E assim continuei a minha vida, filmei, acabei o curso, filmei mais, produzi, escrevi com facilidade porque me sentia parte daqueles códigos, e ali eu tornei-me açoriana. Não nasci nos Açores, mas cresci nestas ilhas – que me adoptaram desde logo. E apesar dessa pertença ter tido questões latentes por resolver durante muito tempo, porque não é fácil vir de fora, a minha verdade é essa. E eu apresentava-me sempre como sendo daqueles 9 pontinhos no meio do Oceano Atlântico. Finalmente percebi que podia assumir que era daqui.

Entretanto regressei, e não foi uma decisão muito pensada. Digamos que tive uma espécie de chamamento, vindo da Caldeira de Santo Cristo, que me fez vir filmá-la. Depois deixei-me ficar porque a ilha assumiu-se como o meu território de criação.

Talvez tenha ficado em mim a vontade de viver num bairro, de assumir a geografia dos sítios, de estar no centro do buliço, e saber recolher-me de forma eremita numa concha quando necessário.

Nova Iorque é uma cidade com cinco bairros. Tem cerca de 8 milhões de habitantes, portanto muita competição, uma diversidade cultural imensa, as pessoas têm a capacidade de fazer decisões rápidas e saber o que querem – e ninguém ali vive bem sem saber o que quer no presente momento – e andam nos passeios a alta velocidade num código próprio que faz com que ninguém choque, excepto os turistas ou os novatos, e, apesar disso tudo, ou talvez por isso tudo, é uma cidade em que se sente a força do colectivo.

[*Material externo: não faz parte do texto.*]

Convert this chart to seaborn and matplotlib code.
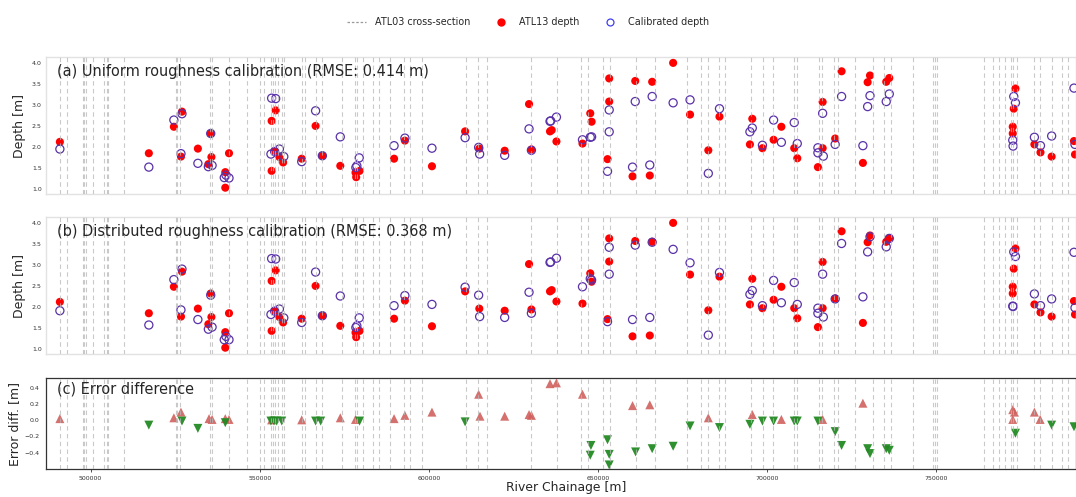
import matplotlib
matplotlib.use("Agg")
import numpy as np
import matplotlib.pyplot as plt
from matplotlib.lines import Line2D
import seaborn as sns

# ---------------------------------------------------------------------------
# Data (chainage in metres, depth in metres)
# ---------------------------------------------------------------------------
cross_sections = [
    490900, 492900, 497600, 498100, 498600, 500600, 504000, 504700, 505200,
    509900, 525100, 525500, 526500, 535400, 535900, 540800, 546300, 550000,
    551100, 553300, 554000, 554600, 555300, 556500, 557300, 562400, 563400,
    566700, 568500, 574400, 578200, 578700, 580400, 583600, 585100, 588500,
    592500, 594500, 598100, 610900, 614500, 617200, 630200, 637900, 645100,
    646900, 651400, 653600, 661100, 666700, 676300, 680500, 682500, 685700,
    687500, 695100, 698800, 701800, 707900, 708900, 715300, 716300, 719700,
    721000, 726100, 731400, 734500, 736700, 743200, 749100, 749600, 750100,
    764100, 766700, 768600, 770200, 772000, 772800, 773800, 778900, 780700,
    784200, 787300, 788800,
]

atl13_chainage = [
    490900, 517200, 524600, 527000, 526700, 531700, 534800, 535500, 535700,
    539800, 539800, 540900, 553500, 554700, 553500, 554400, 555800, 556900,
    562400, 566500, 568500, 573800, 578300, 578500, 579500, 589700, 592900,
    600900, 610700, 614900, 622400, 629600, 630300, 635800, 636300, 637700,
    645400, 647700, 648100, 653300, 653300, 652800, 660200, 661000, 665300,
    666000, 672200, 677200, 682600, 685900, 695600, 694900, 698600, 701900,
    704200, 708000, 708900, 715000, 716400, 716400, 720100, 722000, 730400,
    729700, 728300, 736100, 735200, 773400, 772900, 772600, 772600, 779000,
    780800, 784100, 790700, 791000,
]
atl13_depth = [
    2.12, 1.85, 2.48, 2.84, 1.77, 1.96, 1.59, 2.32, 1.76,
    1.40, 1.03, 1.85, 2.62, 2.87, 1.43, 1.90, 1.76, 1.63,
    1.72, 2.50, 1.79, 1.55, 1.39, 1.28, 1.43, 1.72, 2.15,
    1.54, 2.37, 1.96, 1.91, 3.02, 1.94, 2.37, 2.40, 2.13,
    2.08, 2.80, 2.60, 3.63, 3.08, 1.71, 1.30, 3.57, 1.32,
    3.55, 4.00, 2.77, 1.92, 2.72, 2.67, 2.06, 1.97, 2.17,
    2.48, 1.97, 1.73, 1.52, 3.07, 1.97, 2.20, 3.80, 3.70,
    3.54, 1.62, 3.64, 3.55, 3.39, 2.91, 2.48, 2.32, 2.06,
    1.87, 1.77, 2.14, 1.82,
]

calib_chainage = [
    490900, 517200, 524600, 527000, 526700, 531700, 534800, 535900, 535500,
    539500, 540900, 540000, 553500, 554700, 553300, 554400, 555800, 557100,
    562400, 566500, 568500, 573800, 578400, 578700, 579400, 589700, 592900,
    600900, 610700, 614700, 615000, 622400, 629600, 630300, 635800, 636000,
    637700, 645400, 647700, 648100, 653300, 653300, 652800, 660200, 661000,
    665300, 666000, 672200, 677200, 682600, 685900, 695600, 694900, 698600,
    701900, 704200, 708000, 708900, 715000, 715000, 716400, 716600, 720100,
    722000, 730400, 729700, 728300, 736100, 735200, 772900, 773400, 772600,
    772700, 779000, 780800, 784100, 790700, 791000,
]
uniform_depth = [
    1.95, 1.52, 2.64, 2.79, 1.84, 1.61, 1.53, 1.56, 2.32,
    1.27, 1.26, 1.33, 3.16, 3.15, 1.83, 1.89, 1.95, 1.77,
    1.65, 2.86, 1.79, 2.24, 1.51, 1.55, 1.74, 2.03, 2.21,
    1.97, 2.22, 1.99, 1.83, 1.80, 2.43, 1.92, 2.61, 2.62,
    2.71, 2.17, 2.23, 2.24, 2.88, 2.36, 1.42, 1.52, 3.08,
    1.57, 3.20, 3.05, 3.12, 1.37, 2.91, 2.45, 2.36, 2.04,
    2.64, 2.11, 2.58, 2.08, 1.98, 1.86, 2.80, 1.78, 2.06,
    3.20, 3.22, 2.96, 2.03, 3.26, 3.08, 3.20, 3.05, 2.16,
    2.02, 2.23, 2.03, 2.26, 3.40, 2.06,
]
distributed_depth = [
    1.91, 1.57, 2.65, 2.90, 1.93, 1.70, 1.47, 1.52, 2.28,
    1.22, 1.22, 1.30, 3.15, 3.14, 1.82, 1.90, 1.95, 1.74,
    1.63, 2.83, 1.79, 2.26, 1.51, 1.55, 1.74, 2.03, 2.27,
    2.06, 2.47, 2.28, 1.77, 1.75, 2.35, 1.85, 3.06, 3.07,
    3.16, 2.48, 2.67, 2.64, 3.42, 2.78, 1.65, 1.70, 3.47,
    1.75, 3.54, 3.37, 3.05, 1.33, 2.82, 2.39, 2.30, 2.03,
    2.63, 2.10, 2.58, 2.06, 1.97, 1.85, 2.78, 1.76, 2.19,
    3.51, 3.67, 3.31, 2.24, 3.63, 3.43, 3.31, 3.20, 2.02,
    2.01, 2.31, 2.03, 2.19, 3.30, 1.98,
]

diff_chainage = [
    490900, 517200, 524600, 526700, 527000, 531700, 535000, 535900, 539800,
    539800, 540900, 553300, 553500, 554200, 555000, 556500, 562400, 566500,
    568000, 573800, 578300, 579500, 589700, 592900, 600900, 610700, 614700,
    615100, 622400, 629600, 630300, 635800, 637700, 645400, 647900, 647700,
    652800, 653300, 653300, 660200, 661100, 665300, 666000, 672200, 677200,
    682600, 685900, 695600, 694900, 698600, 701900, 704200, 708000, 708900,
    715000, 716400, 720100, 722000, 728300, 729700, 730400, 735200, 736100,
    772600, 773100, 772600, 773400, 779000, 780700, 784100, 790700,
]
error_diff = [
    0.02, -0.06, 0.03, 0.10, -0.01, -0.10, 0.02, 0.01, 0.02,
    -0.03, 0.01, -0.01, 0.005, -0.01, -0.01, -0.01, 0.005, -0.01,
    -0.01, 0.03, 0.01, -0.01, 0.02, 0.06, 0.10, -0.02, 0.32,
    0.05, 0.05, 0.07, 0.06, 0.45, 0.46, 0.32, -0.31, -0.43,
    -0.24, -0.42, -0.55, 0.18, -0.39, 0.19, -0.35, -0.32, -0.07,
    0.03, -0.09, 0.07, -0.05, -0.01, -0.01, 0.01, -0.01, -0.01,
    -0.01, 0.01, -0.14, -0.31, 0.21, -0.35, -0.41, -0.35, -0.37,
    0.13, 0.10, 0.01, -0.16, 0.10, 0.01, -0.06, -0.08,
]

rmse_uniform = 0.414
rmse_distributed = 0.368

x_ticks = [500000, 550000, 600000, 650000, 700000, 750000]
depth_ticks = [1.0, 1.5, 2.0, 2.5, 3.0, 3.5, 4.0]
diff_ticks = [-0.4, -0.2, 0.0, 0.2, 0.4]

# ---------------------------------------------------------------------------
# Styling
# ---------------------------------------------------------------------------
sns.set_style("white")
plt.rcParams["font.family"] = ["DejaVu Sans"]

RED = "#ff0000"
PURPLE = "#5a32a8"
LEGEND_BLUE = "#3f3ff0"
UP = "#d0605d"
DOWN = "#238a23"
XSEC = "#b8b8b8"

W, H = 1076, 497
fig = plt.figure(figsize=(W / 100, H / 100), dpi=100)


def frac_axes(left, top, right, bottom):
    return fig.add_axes([left / W, 1 - bottom / H, (right - left) / W, (bottom - top) / H])


ax_a = frac_axes(46, 57, 1076, 194)
ax_b = frac_axes(46, 217, 1076, 354)
ax_c = frac_axes(46, 378, 1076, 469)

xlim = (486800, 791300)


def draw_sections(ax):
    ax.vlines(cross_sections, 0, 1, transform=ax.get_xaxis_transform(),
              colors=XSEC, linestyles=(0, (4, 3)), linewidth=0.8,
              alpha=0.75, zorder=4)


def depth_panel(ax, calib, title):
    sns.scatterplot(x=atl13_chainage, y=atl13_depth, ax=ax, color=RED,
                    s=34, edgecolor="none", linewidth=0, zorder=2)
    sns.scatterplot(x=calib_chainage, y=calib, ax=ax, color=PURPLE,
                    facecolor="none", edgecolor=PURPLE, s=34,
                    linewidth=0.9, zorder=3)
    draw_sections(ax)
    ax.set_xlim(*xlim)
    ax.set_ylim(0.88, 4.14)
    ax.set_yticks(depth_ticks)
    ax.set_yticklabels([f"{t:.1f}" for t in depth_ticks])
    ax.set_xticks([])
    ax.tick_params(axis="y", labelsize=4.5, length=0, pad=3, colors="#333333")
    ax.set_ylabel("Depth [m]", fontsize=9)
    ax.yaxis.set_label_coords(-0.019, 0.5)
    for sp in ax.spines.values():
        sp.set_color("#e2e2e2")
        sp.set_linewidth(1.0)
    ax.text(0.011, 0.895, title, transform=ax.transAxes, fontsize=10.45,
            va="center", ha="left", zorder=6)


depth_panel(ax_a, uniform_depth,
            f"(a) Uniform roughness calibration (RMSE: {rmse_uniform:.3f} m)")
depth_panel(ax_b, distributed_depth,
            f"(b) Distributed roughness calibration (RMSE: {rmse_distributed:.3f} m)")

# Error difference panel: up = distributed worse, down = distributed better
diff_x = np.array(diff_chainage)
diff_y = np.array(error_diff)
worse = diff_y > 0
sns.scatterplot(x=diff_x[worse], y=diff_y[worse], ax=ax_c, marker="^",
                color=UP, s=42, edgecolor="none", linewidth=0, alpha=0.9, zorder=2)
sns.scatterplot(x=diff_x[~worse], y=diff_y[~worse], ax=ax_c, marker="v",
                color=DOWN, s=42, edgecolor="none", linewidth=0, alpha=0.95, zorder=2)
draw_sections(ax_c)
ax_c.set_xlim(*xlim)
ax_c.set_ylim(-0.6, 0.52)
ax_c.set_yticks(diff_ticks)
ax_c.set_yticklabels([f"{t:.1f}".replace("-", "\u2212") for t in diff_ticks])
ax_c.set_xticks(x_ticks)
ax_c.set_xticklabels([str(t) for t in x_ticks])
ax_c.tick_params(axis="both", labelsize=4.5, length=2, width=0.6, pad=3,
                 colors="#333333", bottom=True, left=False)
for sp in ax_c.spines.values():
    sp.set_color("#333333")
    sp.set_linewidth(0.9)
ax_c.set_ylabel("Error diff. [m]", fontsize=9)
ax_c.yaxis.set_label_coords(-0.024, 0.5)
ax_c.set_xlabel("River Chainage [m]", fontsize=8.9)
ax_c.xaxis.set_label_coords(0.505, -0.135)
ax_c.text(0.011, 0.875, "(c) Error difference", transform=ax_c.transAxes,
          fontsize=10.45, va="center", ha="left", zorder=6)

# Shared legend
handles = [
    Line2D([], [], color="#999999", linestyle=(0, (2, 1.5)), linewidth=0.9),
    Line2D([], [], marker="o", linestyle="none", markerfacecolor=RED,
           markeredgecolor=RED, markersize=5),
    Line2D([], [], marker="o", linestyle="none", markerfacecolor="none",
           markeredgecolor=LEGEND_BLUE, markeredgewidth=0.9, markersize=5),
]
labels = ["ATL03 cross-section", "ATL13 depth", "Calibrated depth"]
fig.legend(handles, labels, loc="center", bbox_to_anchor=(528 / W, 1 - 22 / H),
           ncol=3, frameon=False, fontsize=6.9, columnspacing=2.2,
           handlelength=2.0, handletextpad=0.9, borderpad=0.2)

fig.savefig("out.png", dpi=100)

As pessoas sabem unir-se para criar mudança, para criar movimentos, para reagir ao mundo. É sem dúvida algo que senti na pele e que penso ser uma característica admirável que faz com que aquela cidade se renove como um movimento perpétuo. Não é uma utopia, nem um desejo romantizado. É possível. E acontece. Pode ser algo construído e assente na necessidade de ter uma linguagem comum a toda a sua diversidade. Mas, reitero, é possível.

Há um sentimento de pertença, de solidariedade, de simbiose entre pessoas que fazem parte daquele lugar, mesmo que não se conheçam todas. Como gostaria de importar para cá esse espírito de comunidade, que depois se desdobra, é certo, em grupos, nichos, e indivíduos.

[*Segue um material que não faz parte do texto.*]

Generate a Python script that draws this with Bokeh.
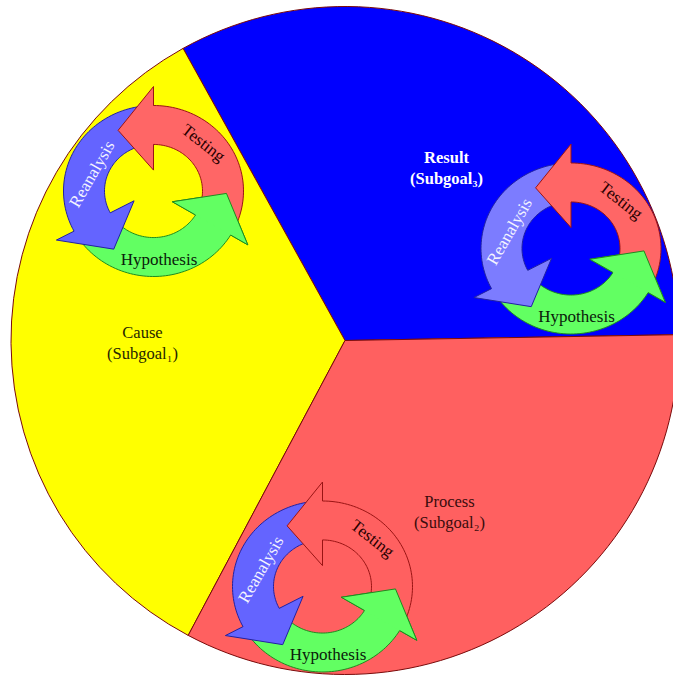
import numpy as np
from bokeh.plotting import figure
from bokeh.models import Range1d, ColumnDataSource
from bokeh.core.properties import value
from bokeh.embed import file_html
from bokeh.resources import INLINE

# ---------------- data ----------------
slice_names = ["Result", "Cause", "Process"]
slice_subgoals = ["(Subgoal\u2083)", "(Subgoal\u2081)", "(Subgoal\u2082)"]
slice_degrees = [118, 123, 119]          # angular share of each slice
slice_colors = ["#0000FF", "#FFFF00", "#FF6060"]
slice_text_colors = ["#FFFFFF", "#262600", "#3a0c0c"]
slice_bold = [True, False, False]
first_slice_start = 1.0                  # degrees

cycle_steps = ["Testing", "Reanalysis", "Hypothesis"]
step_text_colors = ["#2a0000", "#F4F4FF", "#0a200a"]

# ---------------- layout ----------------
PW, PH = 673, 678           # reference picture size
W, H = 673, 678             # figure size
def Y(py):                  # picture y (down) -> data y (up)
    return PH - py

pie_cx, pie_cy, pie_r = 344.5, 340.0, 334.0
label_pos = [(446, 157), (142, 332), (449, 501)]
line_gap = 20.5

cycles = [
    dict(cx=153.0, cy=190.5, red="#FF6666", blue="#6464FF", green="#62FF62"),
    dict(cx=570.5, cy=248.0, red="#FF6666", blue="#7C7CFF", green="#62FF62"),
    dict(cx=322.0, cy=586.0, red="#FF6060", blue="#6464FF", green="#62FF62"),
]
edge = dict(red="#9a1414", blue="#2222a0", green="#1f8a1f")
R_IN, R_OUT, R_HI, R_HO, R_TIP, YS = 49.0, 90.0, 22.0, 110.0, 73.0, 0.95
arrow_angles = dict(red=(-29, 90, 119), blue=(90, 208, 237), green=(208, 329, 358))
text_off = [(50, -48, -38), (-61.5, -17, 60), (5.5, 68, 0)]

p = figure(width=W, height=H, x_range=Range1d(0, PW), y_range=Range1d(0, PH),
           output_backend="svg", toolbar_location=None, min_border=0)
p.axis.visible = False
p.grid.visible = False
p.outline_line_color = None
p.background_fill_color = "white"
p.border_fill_color = "white"

# ---- pie ----
cum = np.cumsum([0] + slice_degrees)
starts = np.radians(first_slice_start + cum[:-1])
ends = np.radians(first_slice_start + cum[1:])
pie_src = ColumnDataSource(dict(start=starts, end=ends, color=slice_colors))
p.wedge(x=pie_cx, y=Y(pie_cy), radius=pie_r, start_angle="start", end_angle="end",
        fill_color="color", line_color="#7a0a0a", line_width=1, source=pie_src)

# ---- slice labels ----
for i, (lx, ly) in enumerate(label_pos):
    for j, t in enumerate([slice_names[i], slice_subgoals[i]]):
        p.text(x=[lx], y=[Y(ly + j * line_gap)], text=[t],
               text_font=value("Liberation Serif"), text_font_size="16.5px",
               text_font_style="bold" if slice_bold[i] else "normal",
               text_color=slice_text_colors[i], text_align="center",
               text_baseline="middle")

def pt(cx, cy, r, a):
    ar = np.radians(a)
    return cx + r * np.cos(ar), Y(cy) + YS * r * np.sin(ar)

def arrow_poly(cx, cy, a0, a1, a2):
    arc = np.linspace(a0, a1, 60)
    ox, oy = pt(cx, cy, R_OUT, arc)
    ix, iy = pt(cx, cy, R_IN, arc[::-1])
    hx, hy = zip(pt(cx, cy, R_HO, a1), pt(cx, cy, R_TIP, a2), pt(cx, cy, R_HI, a1))
    return (list(ox) + list(hx) + list(ix), list(oy) + list(hy) + list(iy))

def head_tri(cx, cy, a1, a2):
    pts = [pt(cx, cy, R_HI, a1), pt(cx, cy, R_TIP, a2), pt(cx, cy, R_HO, a1)]
    return [q[0] for q in pts], [q[1] for q in pts]

def head_outline(cx, cy, a1, a2):
    pts = [pt(cx, cy, R_IN, a1), pt(cx, cy, R_HI, a1), pt(cx, cy, R_TIP, a2),
           pt(cx, cy, R_HO, a1), pt(cx, cy, R_OUT, a1)]
    return [q[0] for q in pts], [q[1] for q in pts]

for c in cycles:
    for key in ["green", "blue", "red"]:
        xs, ys = arrow_poly(c["cx"], c["cy"], *arrow_angles[key])
        p.patch(xs, ys, fill_color=c[key], line_color=edge[key], line_width=1)
    g0, g1, g2 = arrow_angles["green"]
    tx, ty = head_tri(c["cx"], c["cy"], g1, g2)
    p.patch(tx, ty, fill_color=c["green"], line_color=None)
    lx, ly = head_outline(c["cx"], c["cy"], g1, g2)
    p.line(lx, ly, line_color=edge["green"], line_width=1)
    for k, step in enumerate(cycle_steps):
        dx, dy, ang = text_off[k]
        p.text(x=[c["cx"] + dx], y=[Y(c["cy"] + dy)], text=[step], angle=np.radians(ang),
               text_font=value("Liberation Serif"),
               text_font_size="17px", text_color=step_text_colors[k],
               text_align="center", text_baseline="middle")

open("out.html", "w").write(file_html(p, INLINE))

Podemos não ter a diversidade nova iorquina, mas somos pessoas de terra e de mar, somos o epicentro do Atlântico, zona de passagem de navegadores, do mar e do ar, sítio de importantes classificações mundiais, palco de acontecimentos internacionais, território edificado em três placas continentais, local de gente que aprendeu a viver sob o signo insular, a reconstruir cidades, a sonhar califórnias de abundância, a estabelecer os interesses de uma região ultraperiférica, a lutar por eles – podemos fazer ainda mais. Os Açores somos nós que pertencemos a este lugar, incluindo aqueles que não estando cá, carregam esta terra pelo mundo fora, estes 9 pontinhos no meio do mar.

É este o espírito da 9 Bairros, é criar esse espaço colectivo. É criar união. Temos a missão de estabelecer pontes entre estes nossos bairros marítimos - designação que definimos como unidade essencial arquipelágica neste projecto piloto do Azores 2027.

Esta publicação pretende ser essa evidência, e fazer ver que estamos juntos, mesmo quando o mar nos cerca em 9.